§ **Problem statement**: Extract the full listing verbatim and drop any pictures from your copy.

§ **Supplied material**:
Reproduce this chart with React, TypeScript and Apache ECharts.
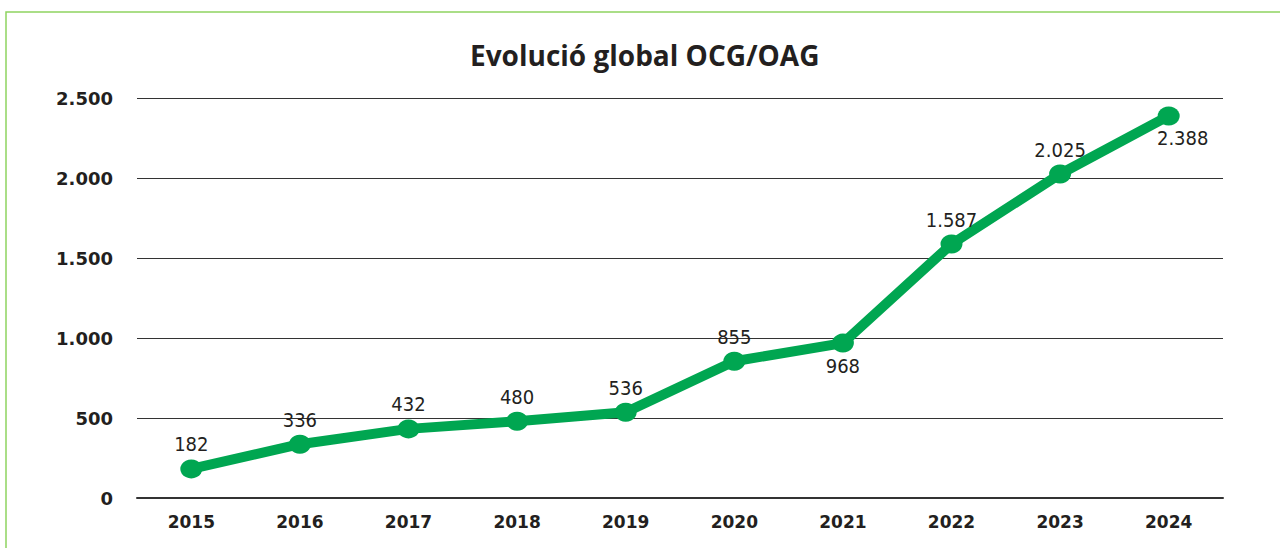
import React, { useEffect, useRef } from "react";
import * as echarts from "echarts";

const years = ["2015", "2016", "2017", "2018", "2019", "2020", "2021", "2022", "2023", "2024"];
const values = [182, 336, 432, 480, 536, 855, 968, 1587, 2025, 2388];
const belowLabels = ["2021", "2024"];
const title = "Evolució global OCG/OAG";

const fmt = (v: number) => v.toString().replace(/\B(?=(\d{3})+(?!\d))/g, ".");

export default function App() {
  const ref = useRef<HTMLDivElement>(null);
  useEffect(() => {
    if (!ref.current) return;
    const chart = echarts.init(ref.current, null, { renderer: "svg" });
    const data = values.map((v, i) => {
      const below = belowLabels.includes(years[i]);
      return {
        value: v,
        label: below
          ? { position: "bottom", offset: years[i] === "2024" ? [14, -2] : [0, -2] }
          : { position: "top", offset: [0, 0] },
      };
    });
    chart.setOption({
      animation: false,
      backgroundColor: "#ffffff",
      title: {
        text: title,
        left: 465,
        top: 36,
        textStyle: {
          fontFamily: "'Open Sans', 'DejaVu Sans', sans-serif",
          fontWeight: "bold",
          fontSize: 28,
          color: "#231f20",
        },
      },
      graphic: [
        {
          type: "rect",
          shape: { x: 6, y: 12, width: 1320, height: 600 },
          style: { fill: "none", stroke: "#8fd460", lineWidth: 1.5 },
          silent: true,
        },
      ],
      grid: { left: 137, right: 57, top: 98, bottom: 50, containLabel: false },
      xAxis: {
        type: "category",
        data: years,
        boundaryGap: true,
        axisTick: { show: false },
        axisLine: { show: true, lineStyle: { color: "#333", width: 2 } },
        axisLabel: {
          margin: 15,
          fontFamily: "'DejaVu Sans', sans-serif",
          fontWeight: 900,
          fontSize: 17,
          color: "#231f20",
        },
      },
      yAxis: {
        type: "value",
        min: 0,
        max: 2500,
        interval: 500,
        axisLine: { show: false },
        axisTick: { show: false },
        splitLine: { lineStyle: { color: "#333", width: 1 } },
        axisLabel: {
          margin: 24,
          formatter: (v: number) => fmt(v),
          fontFamily: "'DejaVu Sans', sans-serif",
          fontWeight: "bold",
          fontSize: 18,
          color: "#231f20",
        },
      },
      series: [
        {
          type: "line",
          data,
          symbol: "circle",
          symbolSize: [22, 19],
          lineStyle: { color: "#00a651", width: 10 },
          itemStyle: { color: "#00a651" },
          label: {
            show: true,
            formatter: (p: any) => fmt(p.value),
            fontFamily: "'DejaVu Sans Condensed', 'Liberation Sans Narrow', sans-serif",
            fontSize: 20,
            color: "#231f20",
          },
        },
      ],
    });
    return () => chart.dispose();
  }, []);
  return (
    <div
      ref={ref}
      style={{ position: "fixed", left: 0, top: 0, width: 1280, height: 548 }}
    />
  );
}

§ **Full output**:
Reproduce this chart with React, TypeScript and Apache ECharts.
import React, { useEffect, useRef } from "react";
import * as echarts from "echarts";

const years = ["2015", "2016", "2017", "2018", "2019", "2020", "2021", "2022", "2023", "2024"];
const values = [182, 336, 432, 480, 536, 855, 968, 1587, 2025, 2388];
const belowLabels = ["2021", "2024"];
const title = "Evolució global OCG/OAG";

const fmt = (v: number) => v.toString().replace(/\B(?=(\d{3})+(?!\d))/g, ".");

export default function App() {
  const ref = useRef<HTMLDivElement>(null);
  useEffect(() => {
    if (!ref.current) return;
    const chart = echarts.init(ref.current, null, { renderer: "svg" });
    const data = values.map((v, i) => {
      const below = belowLabels.includes(years[i]);
      return {
        value: v,
        label: below
          ? { position: "bottom", offset: years[i] === "2024" ? [14, -2] : [0, -2] }
          : { position: "top", offset: [0, 0] },
      };
    });
    chart.setOption({
      animation: false,
      backgroundColor: "#ffffff",
      title: {
        text: title,
        left: 465,
        top: 36,
        textStyle: {
          fontFamily: "'Open Sans', 'DejaVu Sans', sans-serif",
          fontWeight: "bold",
          fontSize: 28,
          color: "#231f20",
        },
      },
      graphic: [
        {
          type: "rect",
          shape: { x: 6, y: 12, width: 1320, height: 600 },
          style: { fill: "none", stroke: "#8fd460", lineWidth: 1.5 },
          silent: true,
        },
      ],
      grid: { left: 137, right: 57, top: 98, bottom: 50, containLabel: false },
      xAxis: {
        type: "category",
        data: years,
        boundaryGap: true,
        axisTick: { show: false },
        axisLine: { show: true, lineStyle: { color: "#333", width: 2 } },
        axisLabel: {
          margin: 15,
          fontFamily: "'DejaVu Sans', sans-serif",
          fontWeight: 900,
          fontSize: 17,
          color: "#231f20",
        },
      },
      yAxis: {
        type: "value",
        min: 0,
        max: 2500,
        interval: 500,
        axisLine: { show: false },
        axisTick: { show: false },
        splitLine: { lineStyle: { color: "#333", width: 1 } },
        axisLabel: {
          margin: 24,
          formatter: (v: number) => fmt(v),
          fontFamily: "'DejaVu Sans', sans-serif",
          fontWeight: "bold",
          fontSize: 18,
          color: "#231f20",
        },
      },
      series: [
        {
          type: "line",
          data,
          symbol: "circle",
          symbolSize: [22, 19],
          lineStyle: { color: "#00a651", width: 10 },
          itemStyle: { color: "#00a651" },
          label: {
            show: true,
            formatter: (p: any) => fmt(p.value),
            fontFamily: "'DejaVu Sans Condensed', 'Liberation Sans Narrow', sans-serif",
            fontSize: 20,
            color: "#231f20",
          },
        },
      ],
    });
    return () => chart.dispose();
  }, []);
  return (
    <div
      ref={ref}
      style={{ position: "fixed", left: 0, top: 0, width: 1280, height: 548 }}
    />
  );
}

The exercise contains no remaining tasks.